In a mid-tower, you lose some flexibility on motherboard sizes. You can use a Mini-ITX, MicroATX, or ATX in these cases. You’ll still have room for three to eight case fans, up to three graphics cards, and five to seven expansion slots.
Also referred to as a mini-tower, your tiny case can only accommodate a tiny motherboard. Choose a mini-ITX or microATX to squeeze into this size box.
What Does This Mean for Your Shopping?
Always think ahead before upgrading. What you purchase today will probably get outpaced next month. You may quickly want to upgrade. You purchase a standard case to start with, you can upgrade to any motherboard, as long as you have the power supply for it. Your motherboard typically plugs directly into your power supply.
Rather than considering what power users consider the top of the line now, consider what you would upgrade. Can the motherboard you choose accept memory upgrades? How much memory and of what type?
Here, your budget comes into play. The best choices of motherboard will let you zip through your computing needs now and upgrade later. High-end motherboards typically cost more than $250. They also only come in the standard ATX size.
Under $150, you sacrifice upgrades to affordability. This means you can buy these boards in mini, micro, or standard size, but you won’t get to overclock it, nor will your motherboard offer RGB lights, expansion slots, or an impressive heat sink.
All of those bells and whistles require more room.

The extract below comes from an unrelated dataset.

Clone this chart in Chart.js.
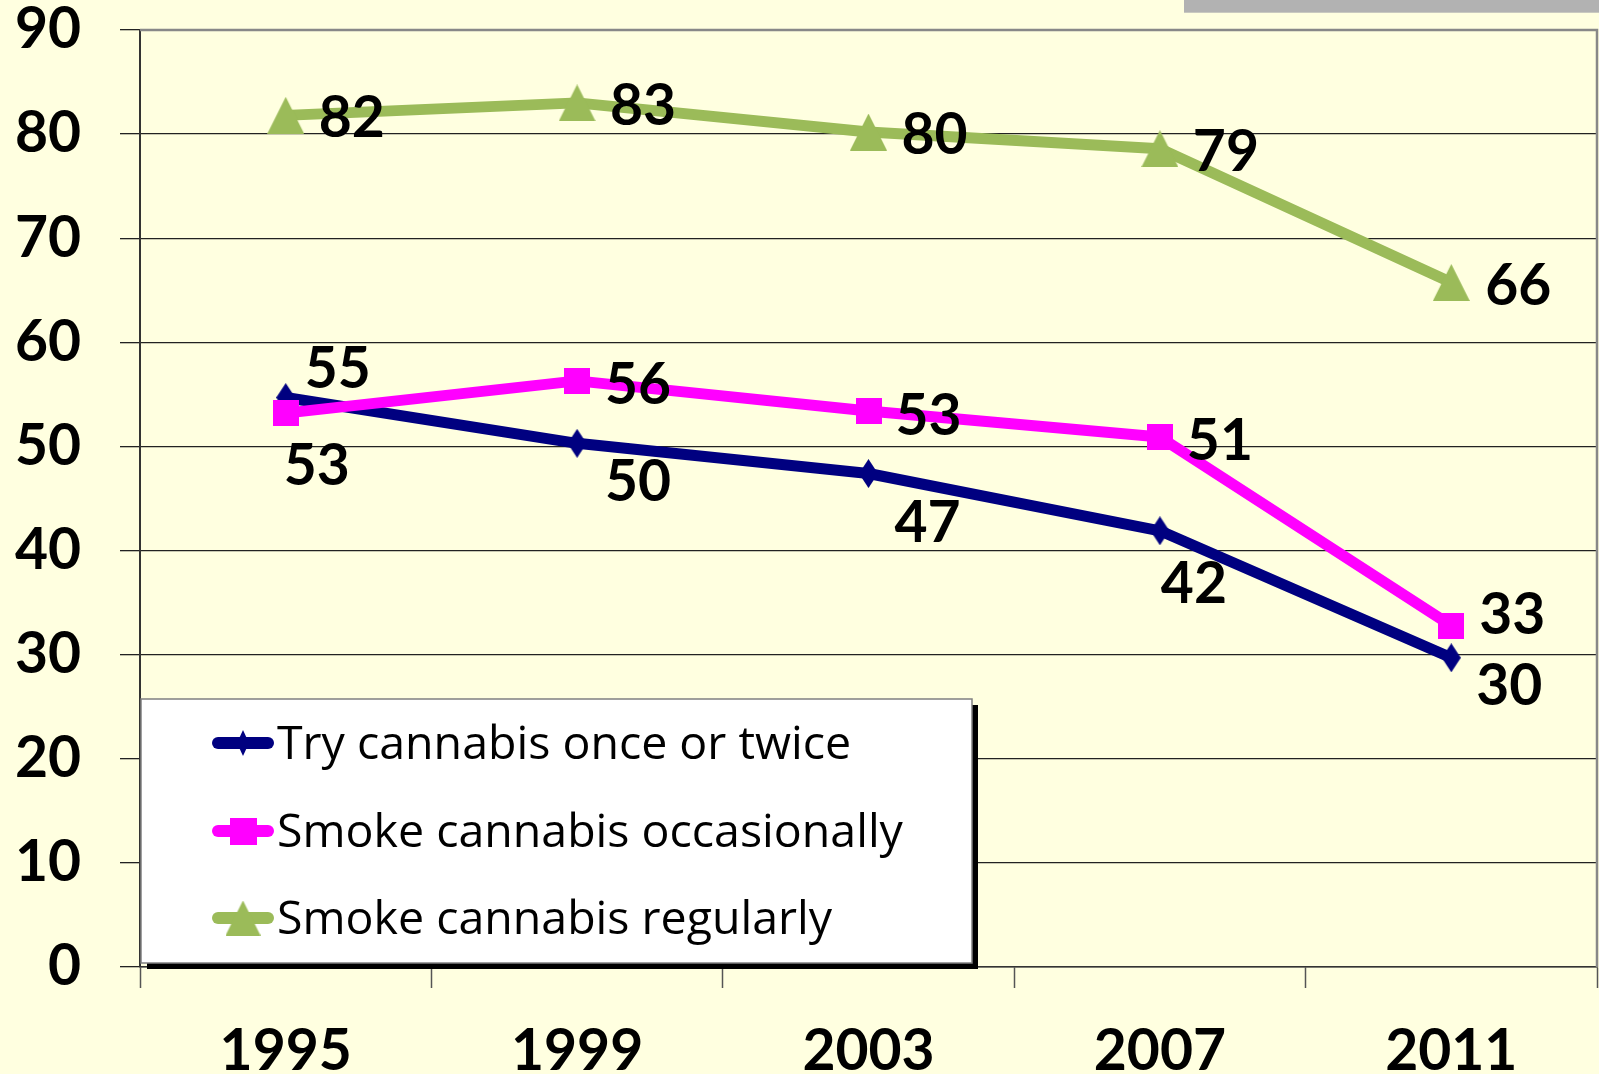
<!DOCTYPE html>
<html><head><meta charset="utf-8">
<script src="https://cdn.jsdelivr.net/npm/chart.js@4"></script>
<style>html,body{margin:0;padding:0;background:#FFFFE0;overflow:hidden}#wrap{width:1599px;height:1074px;position:relative}</style>
</head><body><div id="wrap"><canvas id="c" width="1599" height="1074"></canvas></div>
<script>
// ---- data ----
const categories = ['1995', '1999', '2003', '2007', '2011'];
const tryOnceOrTwice = [54.7, 50.3, 47.4, 41.9, 29.7];
const smokeOccasionally = [53.2, 56.3, 53.4, 50.9, 32.8];
const smokeRegularly = [81.8, 83.0, 80.2, 78.6, 65.75];
const seriesNames = ['Try cannabis once or twice', 'Smoke cannabis occasionally', 'Smoke cannabis regularly'];
const yMin = 0, yMax = 90, yStep = 10;

// ---- styles ----
const BG = '#FFFFE0';
const COLORS = ['#000080', '#FF00FF', '#9BBB59'];
const FONT = 'Lato';
const LEGEND_FONT = '"Open Sans"';
const NUM_SIZE = 57;

function makeMarker(kind, w, h, color) {
  const c = document.createElement('canvas');
  c.width = w; c.height = h;
  const g = c.getContext('2d');
  g.fillStyle = color;
  g.beginPath();
  if (kind === 'diamond') { g.moveTo(w / 2, 0); g.lineTo(w, h / 2); g.lineTo(w / 2, h); g.lineTo(0, h / 2); }
  else if (kind === 'square') { g.rect(0, 0, w, h); }
  else { g.moveTo(w / 2, 0); g.lineTo(w, h); g.lineTo(0, h); }
  g.closePath(); g.fill();
  return c;
}

// label offsets (px) relative to each point, per series
const labelOffsets = [
  [[52, -31], [61, 37], [59, 47], [34, 51], [58, 26]],
  [[31, 51], [61, 2], [60, 2.5], [60, 2], [61, -13]],
  [[66, 1], [66, 1], [66, 1], [66, 1], [67, 1.5]]
];

const bgPlugin = {
  id: 'bg',
  beforeDraw(chart) {
    const ctx = chart.ctx;
    ctx.save();
    ctx.fillStyle = BG;
    ctx.fillRect(0, 0, chart.width, chart.height);
    ctx.fillStyle = '#B2B2B2';
    ctx.fillRect(1184, 0, chart.width - 1184, 12.7);
    ctx.restore();
  },
  beforeDatasetsDraw(chart) {
    const ctx = chart.ctx, a = chart.chartArea;
    ctx.save();
    ctx.strokeStyle = '#888888';
    ctx.lineWidth = 2.5;
    ctx.beginPath();
    ctx.moveTo(a.left, a.top); ctx.lineTo(a.right, a.top); ctx.lineTo(a.right, a.bottom);
    ctx.stroke();
    ctx.restore();
  }
};

const labelPlugin = {
  id: 'vlabels',
  afterDatasetsDraw(chart) {
    const ctx = chart.ctx;
    ctx.save();
    ctx.font = 'bold ' + NUM_SIZE + 'px ' + FONT;
    ctx.fillStyle = '#000';
    ctx.textAlign = 'center';
    ctx.textBaseline = 'alphabetic';
    chart.data.datasets.forEach((ds, i) => {
      const meta = chart.getDatasetMeta(i);
      meta.data.forEach((pt, j) => {
        const txt = String(Math.round(ds.data[j]));
        const m = ctx.measureText(txt);
        const off = labelOffsets[i][j];
        ctx.fillText(txt, pt.x + off[0], pt.y + off[1] + m.actualBoundingBoxAscent / 2);
      });
    });
    ctx.restore();
  }
};

const legendPlugin = {
  id: 'customLegend',
  afterDraw(chart) {
    const ctx = chart.ctx;
    const L = 141, T = 699, R = 972, B = 963;
    ctx.save();
    ctx.fillStyle = '#000';
    ctx.fillRect(L + 6, T + 6, R - L, B - T);
    ctx.fillStyle = '#FFFFFF';
    ctx.fillRect(L, T, R - L, B - T);
    ctx.strokeStyle = '#808080';
    ctx.lineWidth = 1.5;
    ctx.strokeRect(L, T, R - L, B - T);
    const rows = [743, 831, 918];
    const markers = [makeMarker('diamond', 12, 26, COLORS[0]), makeMarker('square', 27, 27, COLORS[1]), makeMarker('triangle', 35, 35, COLORS[2])];
    chart.data.datasets.forEach((ds, i) => {
      const y = rows[i];
      ctx.strokeStyle = ds.borderColor;
      ctx.lineWidth = 12;
      ctx.lineCap = 'round';
      ctx.beginPath(); ctx.moveTo(218, y); ctx.lineTo(268, y); ctx.stroke();
      const mk = markers[i];
      ctx.drawImage(mk, 243 - mk.width / 2, y - mk.height / 2);
      ctx.fillStyle = '#000';
      ctx.font = '46.5px ' + LEGEND_FONT;
      ctx.textAlign = 'left';
      ctx.textBaseline = 'alphabetic';
      ctx.fillText(ds.label, 277, y + 16);
    });
    ctx.restore();
  }
};

function build() {
  new Chart(document.getElementById('c'), {
    type: 'line',
    data: {
      labels: categories,
      datasets: [
        { label: seriesNames[0], data: tryOnceOrTwice, borderColor: COLORS[0], backgroundColor: COLORS[0], borderWidth: 11, pointStyle: makeMarker('diamond', 19, 29, COLORS[0]), order: 3 },
        { label: seriesNames[1], data: smokeOccasionally, borderColor: COLORS[1], backgroundColor: COLORS[1], borderWidth: 11, pointStyle: makeMarker('square', 26, 26, COLORS[1]), order: 2 },
        { label: seriesNames[2], data: smokeRegularly, borderColor: COLORS[2], backgroundColor: COLORS[2], borderWidth: 11, pointStyle: makeMarker('triangle', 37, 37, COLORS[2]), order: 1 }
      ]
    },
    options: {
      responsive: false,
      animation: false,
      devicePixelRatio: 1,
      layout: { autoPadding: false, padding: { top: 30, right: 2, left: 0, bottom: 0 } },
      elements: { line: { tension: 0, borderJoinStyle: 'round', borderCapStyle: 'round' }, point: { radius: 12 } },
      plugins: { legend: { display: false }, tooltip: { enabled: false } },
      scales: {
        x: {
          offset: true,
          afterFit(s) { s.height = 107; s.paddingLeft = 0; s.paddingRight = 0; },
          grid: { drawOnChartArea: false, drawTicks: true, tickLength: 21, tickColor: '#555555', tickWidth: 1.5, offset: true },
          border: { display: true, color: '#333333', width: 1.5 },
          ticks: { color: '#000', padding: 35, font: { family: FONT, size: NUM_SIZE, weight: 'bold', lineHeight: 1 } }
        },
        y: {
          min: yMin, max: yMax,
          afterFit(s) { s.width = 140; s.paddingTop = 0; s.paddingBottom = 0; },
          grid: { color: '#222222', lineWidth: 1.3, drawTicks: true, tickLength: 20, tickColor: '#222222' },
          border: { display: true, color: '#333333', width: 2 },
          ticks: { stepSize: yStep, color: '#000', padding: 39, font: { family: FONT, size: NUM_SIZE, weight: 'bold', lineHeight: 1 } }
        }
      }
    },
    plugins: [bgPlugin, labelPlugin, legendPlugin]
  });
}

Promise.all([
  document.fonts.load('bold 57px Lato'),
  document.fonts.load('46.5px "Open Sans"')
]).then(build, build);
</script>
</body></html>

That’s why the top-of-the-line motherboards only come in standard ATX and cost you about $250 or more.
What if My Case Said a Form Factor Fits and It Doesn’t?
This can happen although it isn’t a good thing when it does. Manufacturers create the form factor specification stickers based upon the currently available models of each part. Occasionally, a manufacturer changes things after the sticker gets slapped on the box and sold.
You return the motherboard to the vendor from which you purchased it and exchange it for a different one. Knowing which one to buy comes down to doing a bit of research online if you had to return an ill-fitting or just-not-fitting-in motherboard.